Software in science is ubiquitous yet overlooked, researchers say

Software is omnipresent in science, and yet it is overlooked everywhere. At a time when scientists (and many others) are talking about code, algorithms or artificial intelligence, software appears in the discourse as just another semantic subtlety. Many facets of software, such as questions about user licenses or file formats, are not part of the definition of code or algorithm.

Now fourteen scientists, the majority of whom work or have worked at the Käte Hamburger Kolleg: Cultures of Research (c:o/re) at RWTH Aachen University, have published an article on the lack of attention paid to software. The work appears in Nature Computational Science.

The c:o/re team is an interdisciplinary research training group that appoints ten international fellows from the humanities and social sciences, natural and technical sciences, as well as art and art history, to Aachen every year. It is an International Center for Advanced Studies in history, philosophy, and sociology of science and technology. It is headed by philosophy professor Gabriele Gramelsberger (Chair of Philosophy of Science and Philosophy of Technology) and sociology professor Stefan Böschen (Chair of Technology and Society). It analyzes the transformations of science and technology and discusses questions such as the reproducibility of research or open access to software.

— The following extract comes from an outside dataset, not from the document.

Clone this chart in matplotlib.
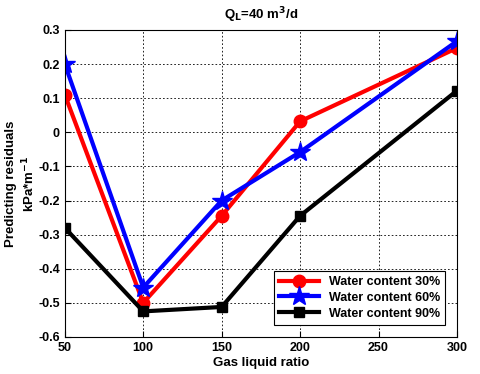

In their contribution, the authors call for bringing together perspectives on software from different fields of applied science (e.g. computer-based sciences as well as humanities and social sciences) and informatics (development, use, support, etc.) backgrounds in order to uncover the different meanings that software can have. Case studies in various scientific fields, including older software developments, are intended to help improve the understanding of software.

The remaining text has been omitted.